# EV Dodge 2500 Van???



## madderscience (Jun 28, 2008)

Hi tcr1016-

All aspects of performance (range, speed, acceleration) will of course depend on the components you select, which will depend on your budget. Not too many of us backyard converters are converting large vans and trucks simply because it takes a lot more motor, battery, and controller to get useful range and decent performance and that in turn costs more money. Larger vehicles are of course heavier, meaning it takes proportionally more energy to accelerate to a given speed, and proportionally more energy to climb a hill. But also, rolling resistance and aerodynamic drag are considerably greater factors in a larger vehicle.

If cost were no object, here is a setup that might work and would probably give 40 miles or so of range in mixed driving (some freeway, some around town): 

one string of 156V of 200AH lithiums, a warp 11" motor and a logisystems 1000A controller. I'd recommend the zilla 1K or 2K controller first but they are currently out of production.

One advantage of a van: for even more $$$ (and you are already way up there) add a second string of lithiums and you will have pretty good range. Lots of room for batteries there.

Note that a 200AH, 156v lithium battery, an 8" motor and the same controller in a geo metro or a small sports car would give around 100 miles of range (at least) and pretty darn good performance. 

I encourage you to spend lots of time in the wiki section, lots of excellent theoretical information and group experience there to draw from.

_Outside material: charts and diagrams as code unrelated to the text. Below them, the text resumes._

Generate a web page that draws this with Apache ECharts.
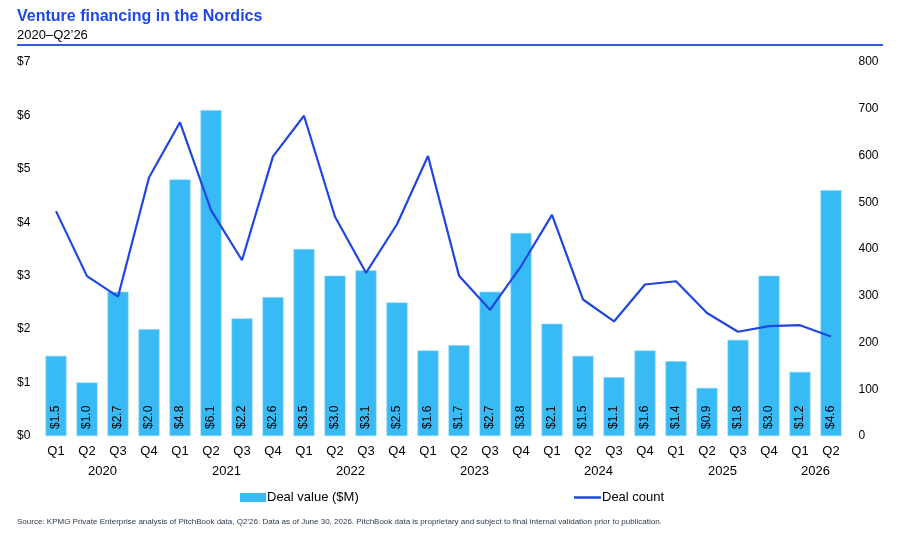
<!DOCTYPE html>
<html>
<head>
<meta charset="utf-8">
<script src="https://cdn.jsdelivr.net/npm/echarts@6/dist/echarts.min.js"></script>
<style>
html,body{margin:0;padding:0;background:#fff;}
#chart{width:902px;height:541px;}
</style>
</head>
<body>
<div id="chart"></div>
<script>
var quarters = ['Q1','Q2','Q3','Q4','Q1','Q2','Q3','Q4','Q1','Q2','Q3','Q4','Q1','Q2','Q3','Q4','Q1','Q2','Q3','Q4','Q1','Q2','Q3','Q4','Q1','Q2'];
var years = ['2020','2021','2022','2023','2024','2025','2026'];
var quartersPerYear = [4,4,4,4,4,4,2];
var dealValue = [1.5,1.0,2.7,2.0,4.8,6.1,2.2,2.6,3.5,3.0,3.1,2.5,1.6,1.7,2.7,3.8,2.1,1.5,1.1,1.6,1.4,0.9,1.8,3.0,1.2,4.6];
var dealCount = [481,342,298,553,671,483,376,598,685,469,349,453,599,343,270,363,473,292,245,324,331,263,223,235,237,213];
var leftTicks = ['$0','$1','$2','$3','$4','$5','$6','$7'];

// Year axis: half-slot positions (boundaryGap false, 2*N+1 entries), label at group centre
var yearSlots = [];
for (var i = 0; i <= quarters.length * 2; i++) yearSlots.push('');
var start = 0;
for (var y = 0; y < years.length; y++) {
  var centre = start + quartersPerYear[y] / 2; // in quarter units
  yearSlots[Math.round(centre * 2)] = years[y];
  start += quartersPerYear[y];
}

var FONT = '"Liberation Sans", Arial, sans-serif';
var BAR = '#38BAF5';
var LINE = '#1F47E0';
var chart = echarts.init(document.getElementById('chart'), null, {renderer: 'canvas'});
chart.setOption({
  backgroundColor: '#ffffff',
  textStyle: {fontFamily: FONT},
  title: {
    text: 'Venture financing in the Nordics',
    subtext: '2020\u2013Q2\u201926',
    left: 12,
    top: 4,
    itemGap: 4,
    textStyle: {fontFamily: FONT, fontSize: 16, fontWeight: 'bold', color: '#1E49E2'},
    subtextStyle: {fontFamily: FONT, fontSize: 13, color: '#000000'}
  },
  graphic: [
    {type: 'line', shape: {x1: 17, y1: 45, x2: 883, y2: 45}, style: {stroke: '#2F5BE6', lineWidth: 2}},
    {type: 'text', left: 17, top: 518, style: {text: 'Source: KPMG Private Enterprise analysis of PitchBook data, Q2\u201926. Data as of June 30, 2026. PitchBook data is proprietary and subject to final internal validation prior to publication.', font: '8px "Liberation Sans", Arial, sans-serif', fill: '#2b3a4a'}}
  ],
  legend: [
    {
      left: 240,
      top: 491,
      padding: 0,
      itemWidth: 26,
      itemHeight: 9,
      itemStyle: {borderWidth: 0, color: BAR},
      textStyle: {fontFamily: FONT, fontSize: 13, color: '#000', padding: [0, 0, 0, -4]},
      data: [{name: 'Deal value ($M)', icon: 'rect'}]
    },
    {
      left: 574,
      top: 491,
      padding: 0,
      itemWidth: 27,
      itemHeight: 2.5,
      itemStyle: {borderWidth: 0, color: LINE},
      textStyle: {fontFamily: FONT, fontSize: 13, color: '#000', padding: [0, 0, 0, -4]},
      data: [{name: 'Deal count', icon: 'rect'}]
    }
  ],
  grid: {left: 40.5, right: 55.5, top: 62, bottom: 105, containLabel: false},
  xAxis: [
    {
      type: 'category',
      data: quarters,
      axisLine: {show: false},
      axisTick: {show: false},
      axisLabel: {interval: 0, margin: 9, fontSize: 13, color: '#000', fontFamily: FONT}
    },
    {
      type: 'category',
      position: 'bottom',
      offset: 20,
      boundaryGap: false,
      data: yearSlots,
      axisLine: {show: false},
      axisTick: {show: false},
      splitLine: {show: false},
      axisLabel: {interval: 0, margin: 9, fontSize: 13, color: '#000', fontFamily: FONT}
    }
  ],
  yAxis: [
    {
      type: 'value',
      min: 0, max: 7, interval: 1,
      splitLine: {show: false},
      axisLine: {show: false},
      axisTick: {show: false},
      axisLabel: {
        align: 'left', margin: 23.5, fontSize: 12, color: '#000', fontFamily: FONT,
        formatter: function (v) { return leftTicks[v]; }
      }
    },
    {
      type: 'value',
      min: 0, max: 800, interval: 100,
      splitLine: {show: false},
      axisLine: {show: false},
      axisTick: {show: false},
      axisLabel: {align: 'left', margin: 12, fontSize: 12, color: '#000', fontFamily: FONT}
    }
  ],
  series: [
    {
      name: 'Deal value ($M)',
      type: 'bar',
      xAxisIndex: 0,
      yAxisIndex: 0,
      data: dealValue,
      barWidth: 21,
      itemStyle: {color: BAR, borderColor: '#8AD5F7', borderWidth: 0.6},
      label: {
        show: true,
        position: 'insideBottom',
        rotate: 90,
        align: 'left',
        verticalAlign: 'middle',
        distance: 7,
        fontSize: 12,
        color: '#000',
        fontFamily: FONT,
        formatter: function (p) { return '$' + p.value.toFixed(1); }
      },
      z: 2
    },
    {
      name: 'Deal count',
      type: 'line',
      xAxisIndex: 0,
      yAxisIndex: 1,
      data: dealCount,
      symbol: 'none',
      lineStyle: {color: LINE, width: 2.2},
      itemStyle: {color: LINE},
      z: 3
    }
  ],
  animation: false
});
</script>
</body>
</html>
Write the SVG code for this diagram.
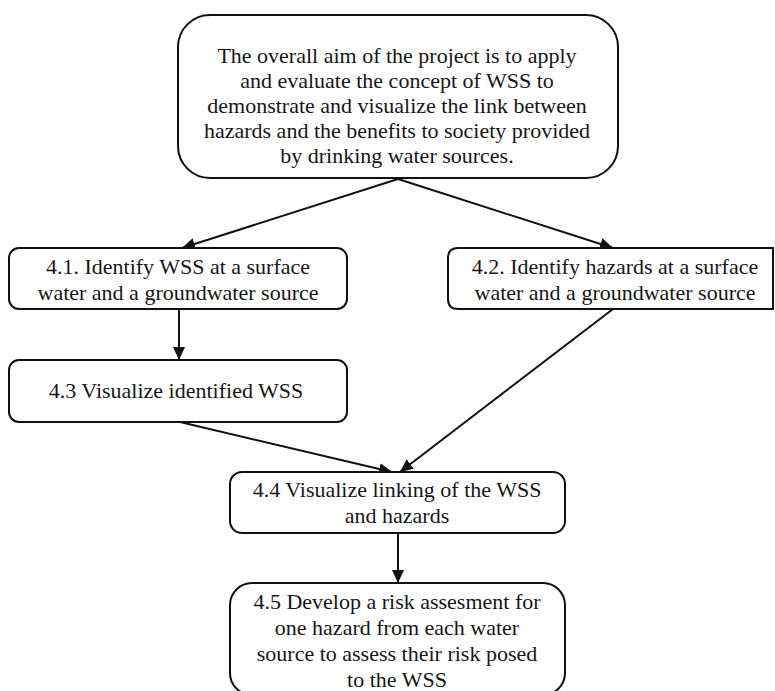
<svg xmlns="http://www.w3.org/2000/svg" width="775" height="691" viewBox="0 0 775 691">
  <style>
    .box { fill: #ffffff; stroke: #111111; stroke-width: 2; }
    .lbl { font-family: "Liberation Serif", "Times New Roman", serif; font-size: 22px; fill: #161616; text-anchor: middle; }
    .edge { stroke: #111111; stroke-width: 2; fill: none; marker-end: url(#arrow); }
  </style>
  <defs>
    <marker id="arrow" markerUnits="userSpaceOnUse" markerWidth="14" markerHeight="12" refX="13" refY="6" orient="auto">
      <path d="M0,0 L13,6 L0,12 Z" fill="#111111"/>
    </marker>
  </defs>

  <rect width="775" height="691" fill="#ffffff"/>

  <!-- connectors -->
  <g id="connectors">
    <line class="edge" x1="398" y1="179" x2="182" y2="248"/>
    <line class="edge" x1="398" y1="179" x2="613" y2="248"/>
    <line class="edge" x1="179" y1="309" x2="179" y2="360"/>
    <line class="edge" x1="180" y1="422" x2="392" y2="472"/>
    <line class="edge" x1="613" y1="309" x2="400" y2="472"/>
    <line class="edge" x1="398" y1="533" x2="398" y2="583"/>
  </g>

  <!-- overall aim -->
  <g id="aim">
    <rect class="box" x="178" y="15" width="440" height="163" rx="32" ry="32"/>
    <text class="lbl" x="397" y="63">The overall aim of the project is to apply</text>
    <text class="lbl" x="397" y="88">and evaluate the concept of WSS to</text>
    <text class="lbl" x="397" y="113">demonstrate and visualize the link between</text>
    <text class="lbl" x="397" y="138">hazards and the benefits to society provided</text>
    <text class="lbl" x="397" y="163">by drinking water sources.</text>
  </g>

  <!-- 4.1 -->
  <g id="task-4-1">
    <rect class="box" x="9" y="248" width="338" height="61" rx="10" ry="10"/>
    <text class="lbl" x="178" y="274">4.1. Identify WSS at a surface</text>
    <text class="lbl" x="178" y="300">water and a groundwater source</text>
  </g>

  <!-- 4.2 -->
  <g id="task-4-2">
    <path class="box" d="M458,248 H773 V309 H458 Q448,309 448,299 V258 Q448,248 458,248 Z"/>
    <text class="lbl" x="615" y="274">4.2. Identify hazards at a surface</text>
    <text class="lbl" x="615" y="300">water and a groundwater source</text>
  </g>

  <!-- 4.3 -->
  <g id="task-4-3">
    <rect class="box" x="9" y="360" width="338" height="62" rx="10" ry="10"/>
    <text class="lbl" x="176" y="398">4.3 Visualize identified WSS</text>
  </g>

  <!-- 4.4 -->
  <g id="task-4-4">
    <rect class="box" x="230" y="472" width="335" height="61" rx="12" ry="12"/>
    <text class="lbl" x="397" y="497">4.4 Visualize linking of the WSS</text>
    <text class="lbl" x="397" y="523">and hazards</text>
  </g>

  <!-- 4.5 -->
  <g id="task-4-5">
    <rect class="box" x="230" y="583" width="335" height="112" rx="22" ry="22"/>
    <text class="lbl" x="397" y="609">4.5 Develop a risk assesment for</text>
    <text class="lbl" x="397" y="635">one hazard from each water</text>
    <text class="lbl" x="397" y="661">source to assess their risk posed</text>
    <text class="lbl" x="397" y="687">to the WSS</text>
  </g>
</svg>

This is probably your best precedent as far as existing EV vans go. A few hundred of these vans were made back in the 1990's. This one has about 2000lbs of flooded nicads for the battery, but I guess they were lead acid originally.

http://www.evalbum.com/1102

Good Luck.


----------



## ElectriCar (Jun 15, 2008)

I want to do the same but for a work van, a Ford E150 to do jobs around town but 40 miles and I'd be pushing on many days. I suspect my conversion will have to wait until battery or capacitor storage is much cheaper. 

My S10 has a 33kw pack and I think I'll get about 50-60 miles on warm days doing city driving. *The pack weighs 1500 lbs,* US Battery 2200's. You could imagine the weight needed in that van using lead.


----------



## tcr1016 (Dec 23, 2008)

I think I will wait a year or 2, and see if the prices go down.


----------